My scenario: I need to iterate through a nested json object, get return a list of json object, each has one key removed. And you don't know how the original data are structured.

As far as I go: I wrote a recursion function to print every key value in the object. It works. But this is not what I want.

Define return: This function gets a dict and returns a list of dict, each dict is a copy of the original dict after one key removed.

If the dict has 3 keys from the beginning, then I should get 3 dicts each has 1 key removed.

And yes if the key has nested value, they should be removed as well. For example if the key happens to be the root key, then it remains an empty dict.

Here's my code:

def iterate_keys(data: dict):
    # This is as far as I can go
    for key, value in data.items():
        if type(value) in [dict, ]:
            iterate_keys(value)
        elif type(value) in [list, ]:
            for item in value:
                if type(item) in [dict]:
                    iterate_keys(item)
        print(key, value)

# def what_i_really_want(data: dict) -> list:
    # return [dict1, dict2, ...]

if __name__ == '__main__':
    test_dict = {
        "a": "a",
        "c": {
            "c1": [
                {"c11": "c11"},
                {"c12": "c12"},
            ]
        },
    }

    iterate_keys(test_dict)

For the test_dict in the code, ideally it should return list dicts like blow.

result_should_be = [
        {
            # with "a" removed
            "c": {
                "c1": [
                    {"c11": "c11"},
                    {"c12": "c12"},
                ]
            }
        },
        # with "c11" removed
        {
            "a": "a",
            "c": {
                "c1": [
                    {"c12": "c12"},
                ]
            }
        },
        # with "c12" removed
        {
            "a": "a",
            "c": {
                "c1": [
                    {"c11": "c11"},
                ]
            }
        },
        # with "c1" removed
        {
            "a": "a",
            "c": {}
        },
        # with "c" removed
        {
            "a": "a"
        },
    ]

At the end of the day, I'm creating a bunch of test cases. Hope I made myself clear

I have really been struggling with this. Somehow I managed to solve it with two libraries.

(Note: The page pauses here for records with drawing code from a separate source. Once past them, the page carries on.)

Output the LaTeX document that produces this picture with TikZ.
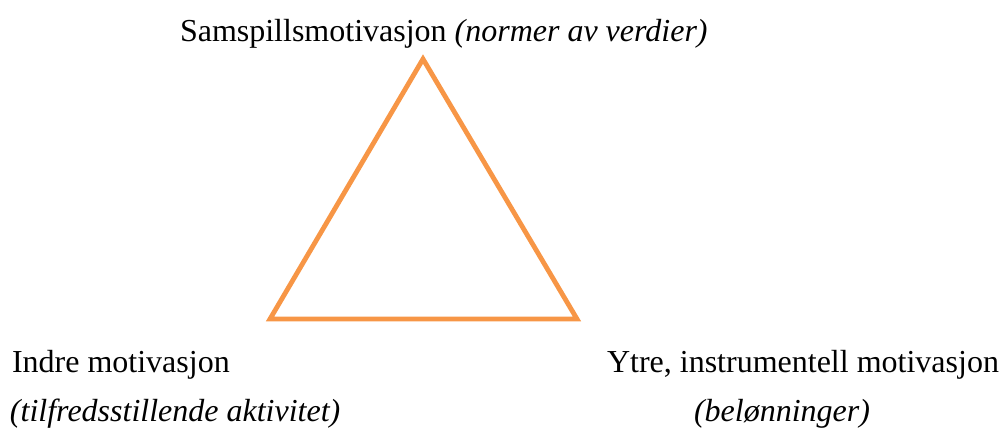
\documentclass[tikz,border=0pt]{standalone}
\usepackage{fontspec}
\setmainfont{Liberation Serif}
\definecolor{triorange}{HTML}{F79646}
\tikzset{
  lbl/.style={anchor=base west, inner sep=0pt, outer sep=0pt, font=\fontsize{16}{19}\selectfont},
  tri/.style={draw=triorange, line width=2.4pt, line join=miter}
}
\begin{document}
\begin{tikzpicture}[x=0.5pt,y=-0.5pt]
\useasboundingbox (0,0) rectangle (1002,433);
\coordinate (apex) at (423,59);
\coordinate (bl) at (270,319);
\coordinate (br) at (577,319);
\draw[tri] (apex) -- (br) -- (bl) -- cycle;
\node[lbl] (top) at (180,42) {Samspillsmotivasjon \textit{(normer av verdier)}};
\node[lbl] (left1) at (12,372) {Indre motivasjon};
\node[lbl] (left2) at (10,421) {\textit{(tilfredsstillende aktivitet)}};
\node[lbl] (right1) at (607,372) {Ytre, instrumentell motivasjon};
\node[lbl] (right2) at (694,421) {\textit{(belønninger)}};
\end{tikzpicture}
\end{document}
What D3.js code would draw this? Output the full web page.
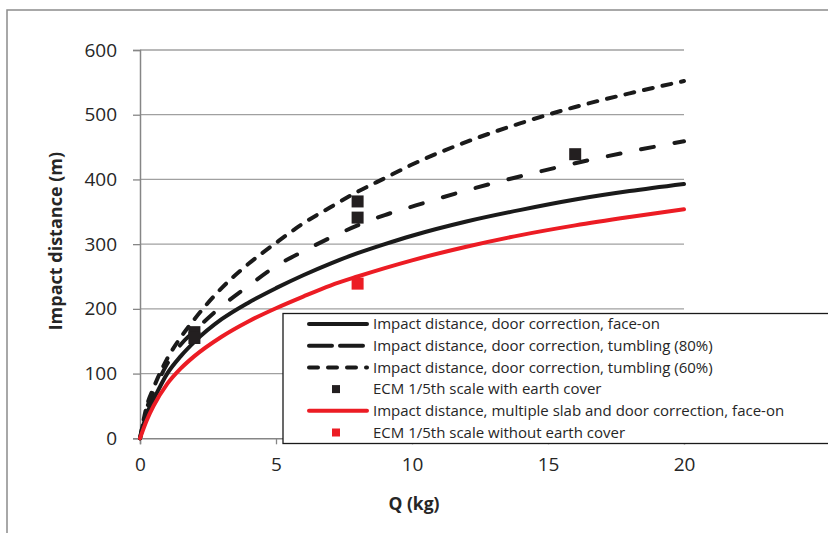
<!DOCTYPE html>
<html>
<head>
<meta charset="utf-8">
<script src="https://cdn.jsdelivr.net/npm/d3@7"></script>
<style>
  body { margin: 0; background: #fff; }
  svg { display: block; }
</style>
</head>
<body>
<div id="chart"></div>
<script>
// DATA
const qValues = [0, 0.25, 0.5, 1, 1.5, 2, 3, 4, 5, 6, 7, 8, 9, 10, 12, 14, 16, 18, 20];
const faceOn = [0, 38, 60, 100, 127, 149, 184, 210, 232, 252, 270, 286, 300, 313, 335, 353, 369, 382, 393];
const tumbling80 = [0, 46, 72, 115, 145, 166, 204, 236, 266, 289, 310, 329, 345, 358, 383, 405, 425, 443, 459];
const tumbling60 = [0, 50, 78, 123, 156, 184, 232, 270, 302, 332, 357, 381, 402, 423, 458, 487, 512, 533, 552];
const multiSlab = [0, 28, 50, 84, 108, 127, 157, 181, 201, 219, 236, 250, 263, 275, 296, 314, 329, 342, 354];

const earthCoverQ = [2, 2, 8, 8, 16];
const earthCoverD = [164, 155, 366, 341, 439];
const noCoverQ = [8];
const noCoverD = [239];

const xTicks = [0, 5, 10, 15, 20];
const yTicks = [0, 100, 200, 300, 400, 500, 600];

const legendLabels = [
  "Impact distance, door correction, face-on",
  "Impact distance, door correction, tumbling (80%)",
  "Impact distance, door correction, tumbling (60%)",
  "ECM 1/5th scale with earth cover",
  "Impact distance, multiple slab and door correction, face-on",
  "ECM 1/5th scale without earth cover",
];

const W = 828, H = 533;
const MARGIN = { LEFT: 140, TOP: 50, RIGHT: 144, BOTTOM: 94.7 };
const WIDTH = W - MARGIN.LEFT - MARGIN.RIGHT;
const HEIGHT = H - MARGIN.TOP - MARGIN.BOTTOM;

const svg = d3
  .select("#chart")
  .append("svg")
  .attr("width", W)
  .attr("height", H);

// outer frame
svg
  .append("rect")
  .attr("x", 7)
  .attr("y", 10)
  .attr("width", 840)
  .attr("height", 560)
  .attr("fill", "none")
  .attr("stroke", "#8c8c8c")
  .attr("stroke-width", 1.5);

const chart = svg
  .append("g")
  .attr("transform", `translate(${MARGIN.LEFT}, ${MARGIN.TOP})`);

let x = d3.scaleLinear().domain([0, 20]).range([0, WIDTH]);
let y = d3.scaleLinear().domain([0, 600]).range([HEIGHT, 0]);

// GRID
chart
  .append("g")
  .selectAll("line")
  .data(yTicks.slice(1))
  .enter()
  .append("line")
  .attr("x1", 0)
  .attr("x2", WIDTH)
  .attr("y1", (d) => y(d))
  .attr("y2", (d) => y(d))
  .attr("stroke", "#a0a0a0")
  .attr("stroke-width", 1.3);

// AXIS
const yAxisGroup = chart
  .append("g")
  .attr("class", "yAxis")
  .call(d3.axisLeft(y).tickValues(yTicks).tickSize(7).tickPadding(16));

const xAxisGroup = chart
  .append("g")
  .attr("class", "xAxis")
  .attr("transform", `translate(0, ${HEIGHT})`)
  .call(d3.axisBottom(x).tickValues(xTicks).tickSize(6).tickPadding(13));

[yAxisGroup, xAxisGroup].forEach((g) => {
  g.selectAll(".domain").attr("stroke", "#868686").attr("stroke-width", 1.5);
  g.selectAll(".tick line").attr("stroke", "#868686").attr("stroke-width", 1.3);
  g.selectAll(".tick text")
    .attr("font-family", "'Open Sans', sans-serif")
    .attr("font-size", "19px")
    .attr("fill", "#262626");
});

// LABELS
chart
  .append("text")
  .attr("x", WIDTH / 2 + 2)
  .attr("y", HEIGHT + 72)
  .attr("text-anchor", "middle")
  .attr("font-family", "'Open Sans', sans-serif")
  .attr("font-weight", "bold")
  .attr("font-size", "17.5px")
  .style("fill", "#262626")
  .text("Q (kg)");

chart
  .append("text")
  .attr("x", -(HEIGHT / 2) + 3)
  .attr("y", -78)
  .attr("text-anchor", "middle")
  .attr("transform", "rotate(-90)")
  .attr("font-family", "'Open Sans', sans-serif")
  .attr("font-weight", "bold")
  .attr("font-size", "18px")
  .style("fill", "#262626")
  .text("Impact distance (m)");

// LINES
const series = [
  { values: faceOn, color: "#1a1a1a", dash: null },
  { values: tumbling80, color: "#1a1a1a", dash: "13,21" },
  { values: tumbling60, color: "#1a1a1a", dash: "9,10" },
  { values: multiSlab, color: "#ec1c24", dash: null },
];

const line = d3
  .line()
  .x((d) => x(d[0]))
  .y((d) => y(d[1]))
  .curve(d3.curveMonotoneX);

chart
  .selectAll(".series")
  .data(series)
  .enter()
  .append("path")
  .attr("class", "series")
  .attr("d", (s) => line(qValues.map((q, i) => [q, s.values[i]])))
  .attr("fill", "none")
  .attr("stroke", (s) => s.color)
  .attr("stroke-width", 4)
  .attr("stroke-linecap", "round")
  .attr("stroke-dasharray", (s) => s.dash);

// MARKERS
const SQ = 12;
chart
  .selectAll(".earth")
  .data(earthCoverQ.map((q, i) => [q, earthCoverD[i]]))
  .enter()
  .append("rect")
  .attr("x", (d) => x(d[0]) - SQ / 2)
  .attr("y", (d) => y(d[1]) - SQ / 2)
  .attr("width", SQ)
  .attr("height", SQ)
  .attr("fill", "#231f20");

chart
  .selectAll(".nocover")
  .data(noCoverQ.map((q, i) => [q, noCoverD[i]]))
  .enter()
  .append("rect")
  .attr("x", (d) => x(d[0]) - SQ / 2)
  .attr("y", (d) => y(d[1]) - SQ / 2)
  .attr("width", SQ)
  .attr("height", SQ)
  .attr("fill", "#ec1c24");

// LEGEND
const legend = svg.append("g").attr("transform", "translate(283, 313.5)");
legend
  .append("rect")
  .attr("width", 600)
  .attr("height", 130)
  .attr("fill", "#fff")
  .attr("stroke", "#1a1a1a")
  .attr("stroke-width", 1.3);

const legendItems = [
  { type: "line", color: "#1a1a1a", dash: null },
  { type: "line", color: "#1a1a1a", dash: "23,8" },
  { type: "line", color: "#1a1a1a", dash: "9,10" },
  { type: "square", color: "#231f20" },
  { type: "line", color: "#ec1c24", dash: null },
  { type: "square", color: "#ec1c24" },
];

const rows = legend
  .selectAll(".row")
  .data(legendItems)
  .enter()
  .append("g")
  .attr("transform", (d, i) => `translate(0, ${10.5 + i * 21.7})`);

rows
  .filter((d) => d.type === "line")
  .append("line")
  .attr("x1", 26)
  .attr("x2", 84)
  .attr("stroke", (d) => d.color)
  .attr("stroke-width", 4)
  .attr("stroke-linecap", "round")
  .attr("stroke-dasharray", (d) => d.dash);

rows
  .filter((d) => d.type === "square")
  .append("rect")
  .attr("x", 49)
  .attr("y", -4)
  .attr("width", 8)
  .attr("height", 8)
  .attr("fill", (d) => d.color);

rows
  .append("text")
  .attr("x", 90)
  .attr("dy", "0.35em")
  .attr("font-family", "'Open Sans', sans-serif")
  .attr("font-size", "15px")
  .style("fill", "#262626")
  .text((d, i) => legendLabels[i]);
</script>
</body>
</html>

The first one jsonpathgenerator gets me all the jsonpath of my original data. It orginally gave me all the 'leaf' item's jsonpath. So I changed the source code a little bit to get every key's jsonpath.

The second one jsonpath_ng let me filter a key with jsonpath.

And with a little bit data manipulation I got the result I was looking for.

This is for if someone ever run into the same situation as me.